In one of the most anticipated concerts of the season, the five winners of the annual Jan and Beattie Wood Concerto Competition demonstrated just how high the talent mark for instrumentalists has been set this summer at the Brevard Music Center Summer Institute and Festival. Violinist Jia Rong Gan (19), flutist Eva Ryan (21), trumpeter Casey Tamanaha (21), and pianists Esther Shin (24) and Vijay Venkatesh (19) won the opportunity to perform in Whittington-Pfohl Auditorium with the Brevard Music Center Orchestra under the direction of Ken Lam. Performing after only one rehearsal with the orchestra, each contestant exhibited a high degree of professionalism and musicality that would be the envy of working professionals, a fact not lost on the audience whose whoops and cheers of approbation must have echoed throughout the surrounding mountains.

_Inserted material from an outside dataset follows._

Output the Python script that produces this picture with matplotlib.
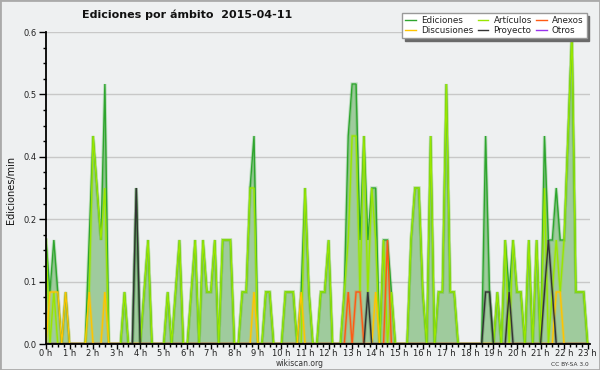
import matplotlib
matplotlib.use("Agg")
import matplotlib.pyplot as plt
import numpy as np
from matplotlib.ticker import FixedLocator, MultipleLocator

# Ediciones/min por intervalos de 10 minutos, 0 h -> 23 h
ediciones = [
    .2, .1, .2, .1, 0, .1, 0, 0, 0, 0, 0, .2,
    .4, .3, .2, .5, 0, 0, 0, 0, .1, 0, 0, .3,
    0, .1, .2, 0, 0, 0, 0, .1, 0, .1, .2, 0,
    0, .1, .2, 0, .2, .1, .1, .2, 0, .2, .2, .2,
    0, 0, .1, .1, .3, .4, 0, 0, .1, .1, 0, 0,
    0, .1, .1, .1, 0, .1, .3, .1, 0, 0, .1, .1,
    .2, 0, 0, 0, .1, .4, .5, .5, .2, .4, .2, .3,
    .3, 0, .2, .2, .1, 0, 0, 0, 0, .2, .3, .3,
    .1, 0, .4, 0, .1, .1, .5, .1, .1, 0, 0, 0,
    0, 0, 0, 0, .4, .1, 0, .1, 0, .2, .1, .2,
    .1, .1, 0, .2, 0, .2, 0, .4, .2, .2, .3, .2,
    .2, .4, .6, .1, .1, .1, 0,
]
articulos = [
    .2, 0, .1, 0, 0, 0, 0, 0, 0, 0, 0, .1,
    .4, .3, .2, .3, 0, 0, 0, 0, .1, 0, 0, 0,
    0, .1, .2, 0, 0, 0, 0, .1, 0, .1, .2, 0,
    0, .1, .2, 0, .2, .1, .1, .2, 0, .2, .2, .2,
    0, 0, .1, .1, .3, .3, 0, 0, .1, .1, 0, 0,
    0, .1, .1, .1, 0, 0, .3, .1, 0, 0, .1, .1,
    .2, 0, 0, 0, .1, .2, .4, .4, .1, .4, .1, .3,
    .2, 0, .2, 0, .1, 0, 0, 0, 0, .2, .3, .3,
    .1, 0, .4, 0, .1, .1, .5, .1, .1, 0, 0, 0,
    0, 0, 0, 0, 0, 0, 0, .1, 0, .2, 0, .2,
    .1, .1, 0, .2, 0, .2, 0, .3, 0, .1, .2, .1,
    .2, .4, .6, .1, .1, .1, 0,
]
discusiones = [
    0, .1, .1, .1, 0, .1, 0, 0, 0, 0, 0, .1,
    0, 0, 0, .1, 0, 0, 0, 0, 0, 0, 0, 0,
    0, 0, 0, 0, 0, 0, 0, 0, 0, 0, 0, 0,
    0, 0, 0, 0, 0, 0, 0, 0, 0, 0, 0, 0,
    0, 0, 0, 0, 0, .1, 0, 0, 0, 0, 0, 0,
    0, 0, 0, 0, 0, .1, 0, 0, 0, 0, 0, 0,
    0, 0, 0, 0, 0, 0, 0, 0, 0, 0, 0, 0,
    .1, 0, 0, 0, 0, 0, 0, 0, 0, 0, 0, 0,
    0, 0, 0, 0, 0, 0, 0, 0, 0, 0, 0, 0,
    0, 0, 0, 0, 0, 0, 0, 0, 0, 0, 0, 0,
    0, 0, 0, 0, 0, 0, 0, 0, 0, 0, .1, .1,
    0, 0, 0, 0, 0, 0, 0,
]
anexos = [
    0, 0, 0, 0, 0, 0, 0, 0, 0, 0, 0, 0,
    0, 0, 0, 0, 0, 0, 0, 0, 0, 0, 0, 0,
    0, 0, 0, 0, 0, 0, 0, 0, 0, 0, 0, 0,
    0, 0, 0, 0, 0, 0, 0, 0, 0, 0, 0, 0,
    0, 0, 0, 0, 0, 0, 0, 0, 0, 0, 0, 0,
    0, 0, 0, 0, 0, 0, 0, 0, 0, 0, 0, 0,
    0, 0, 0, 0, 0, .1, 0, .1, .1, 0, 0, 0,
    0, 0, 0, .2, 0, 0, 0, 0, 0, 0, 0, 0,
    0, 0, 0, 0, 0, 0, 0, 0, 0, 0, 0, 0,
    0, 0, 0, 0, 0, 0, 0, 0, 0, 0, 0, 0,
    0, 0, 0, 0, 0, 0, 0, 0, 0, 0, 0, 0,
    0, 0, 0, 0, 0, 0, 0,
]
proyecto = [
    0, 0, 0, 0, 0, 0, 0, 0, 0, 0, 0, 0,
    0, 0, 0, 0, 0, 0, 0, 0, 0, 0, 0, .3,
    0, 0, 0, 0, 0, 0, 0, 0, 0, 0, 0, 0,
    0, 0, 0, 0, 0, 0, 0, 0, 0, 0, 0, 0,
    0, 0, 0, 0, 0, 0, 0, 0, 0, 0, 0, 0,
    0, 0, 0, 0, 0, 0, 0, 0, 0, 0, 0, 0,
    0, 0, 0, 0, 0, 0, 0, 0, 0, 0, .1, 0,
    0, 0, 0, 0, 0, 0, 0, 0, 0, 0, 0, 0,
    0, 0, 0, 0, 0, 0, 0, 0, 0, 0, 0, 0,
    0, 0, 0, 0, .1, .1, 0, 0, 0, 0, .1, 0,
    0, 0, 0, 0, 0, 0, 0, .1, .2, .1, 0, 0,
    0, 0, 0, 0, 0, 0, 0,
]
otros = [0] * len(ediciones)

y_ticks = [0, .12, .24, .36, .48, .6]
y_labels = ["0.0", "0.1", "0.2", "0.4", "0.5", "0.6"]
hours = list(range(24))

BG = "#eef0f1"
t = np.arange(len(ediciones)) / 6.0   # horas

fig = plt.figure(figsize=(6, 3.7), dpi=100, facecolor=BG)
ax = fig.add_axes([46 / 600, 1 - 344 / 370, 544 / 600, 312 / 370])
ax.set_facecolor(BG)

ax.fill_between(t, ediciones, 0, color="#9fcb9d", lw=0, zorder=1)
series = [
    (ediciones, "#2ea52e", "Ediciones"),
    (articulos, "#99e600", "Artículos"),
    (discusiones, "#ffc400", "Discusiones"),
    (anexos, "#ff5a14", "Anexos"),
    (proyecto, "#333333", "Proyecto"),
    (otros, "#9933ee", "Otros"),
]
handles = {}
for vals, col, name in series:
    ax.plot(t, vals, color=col, lw=2.4, alpha=0.25, zorder=1.5, solid_joinstyle="miter")
    ln, = ax.plot(t, vals, color=col, lw=1.0, zorder=1.6, solid_joinstyle="miter")
    handles[name] = ln

ax.set_xlim(0, 23.1)
ax.set_ylim(0, 0.6)
ax.yaxis.set_major_locator(FixedLocator(y_ticks))
ax.set_yticklabels(y_labels)
ax.yaxis.set_minor_locator(MultipleLocator(0.03))
ax.set_xticks(hours)
ax.set_xticklabels([f"{h} h" for h in hours])
ax.xaxis.set_minor_locator(MultipleLocator(0.25))
ax.grid(axis="y", color="#c8c8c8", lw=1)
ax.set_axisbelow(True)
ax.tick_params(axis="y", which="major", direction="out", length=5, width=1,
               labelsize=6, color="black", pad=1.5, labelcolor="#222222")
ax.tick_params(axis="x", which="major", direction="out", length=3.5, width=1,
               labelsize=6, color="black", pad=0, labelcolor="#222222")
ax.tick_params(axis="y", which="minor", direction="out", length=2.5, width=1)
ax.tick_params(axis="x", which="minor", direction="out", length=2.5, width=1)
for s in ("top", "right"):
    ax.spines[s].set_visible(False)
for s in ("left", "bottom"):
    ax.spines[s].set_linewidth(1.3)
    ax.spines[s].set_zorder(3)

order = ["Ediciones", "Discusiones", "Artículos", "Proyecto", "Anexos", "Otros"]
leg = fig.legend([handles[k] for k in order], order, ncol=3,
                 loc="upper right", bbox_to_anchor=(591 / 600, 1 - 9 / 370),
                 fontsize=6.3, frameon=True, fancybox=False, framealpha=1,
                 edgecolor="#999999", handlelength=1.2, handletextpad=0.6,
                 columnspacing=0.5, labelspacing=0.05, borderpad=0.35,
                 shadow={"color": "#6a6a6a", "alpha": 1})
for tx in leg.get_texts():
    tx.set_color("#222222")

fig.text(187 / 600, 1 - 15 / 370, "Ediciones por ámbito  2015-04-11",
         ha="center", va="center", fontsize=8, fontweight="bold", color="#111111")
fig.text(11 / 600, 1 - 190 / 370, "Ediciones/min", rotation=90,
         ha="center", va="center", fontsize=7, color="#111111")
fig.text(300 / 600, 1 - 364 / 370, "wikiscan.org", ha="center", va="center",
         fontsize=5.5, color="#333333")
fig.text(570 / 600, 1 - 364.5 / 370, "CC BY-SA 3.0", ha="center", va="center",
         fontsize=4.2, color="#333333")

fig.patches.append(plt.Rectangle((0, 0), 1, 1, transform=fig.transFigure,
                                 fill=False, edgecolor="#aaaaaa", lw=2))

fig.savefig("out.png", dpi=100, facecolor=BG)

Leading the afternoon program was Gan’s performance of the third movement of the Violin Concerto No. 3 in B minor, Op. 61, by Camille Saint-Saëns, a piece composed with the aid of Spanish violin virtuoso Pablo de Sarasate in 1880. Gan, a rising junior at Western Illinois University, is a small young woman, yet her sound and command of her instrument belied her physical stature. The virtuosic passagework and its more melodious counterparts afforded her ample opportunities to display the range of her talent.

Two other instruments were featured prior to intermission. Eva Ryan, a rising senior at Northwestern University, performed the first movement of the Concerto for Flute and Orchestra of 1926 by Danish composer Carl Nielsen. This eclectic and delightful movement’s riches were to be found in its tonal restlessness and refusal to settle into any single mood. Ryan’s playing was dazzling — sophisticated, supple, rhythmically alive and beautifully controlled throughout, and conductor Lam maintained meticulous ensemble, especially in the various exposed orchestra duets with the flute. Casey Tamanaha, a third-year trumpet student at The Juilliard School, seemed to be very ill-at-ease throughout his playing of the Trumpet Concerto in A-flat by Alexander Arutunian. Perhaps it was the note he cracked early on that unsettled him, as he kept fidgeting, tugging on his clothes and pushing the hair out of his eyes. While his playing of this difficult work was not flawless, it was exemplary nonetheless, especially the beautifully lyrical middle section with muted trumpet. To play that well when one clearly is that nervous attests to the budding professionalism and raw courage of this fine young player.

Movements from two monumental Romantic piano concerti were programmed after intermission. Shin, holder of a master’s degree from the Manhattan School of Music, is a very mature pianist whose performance of the first movement of Liszt’s Piano Concerto No. 1 in E-flat was characterized by a sophisticated musicality and refined technical prowess. Due to her beautiful and sensitive performance, I heard the work anew more as a series of endlessly interesting reworkings of its central, tersely stated theme, and less as a vehicle for display. The final work for the afternoon was the ever-popular first movement of Tchaikovsky’s Concerto No. 1 in B-Flat minor, Op. 23. Venkatesh is from Laguna Niguel, California and studies privately with Norman Krieger at the University of Southern California. Here again was a young player in command of so much — strength, agility, a sense of musical line and color, and not least, a massive stage presence throughout this densely written, demanding work.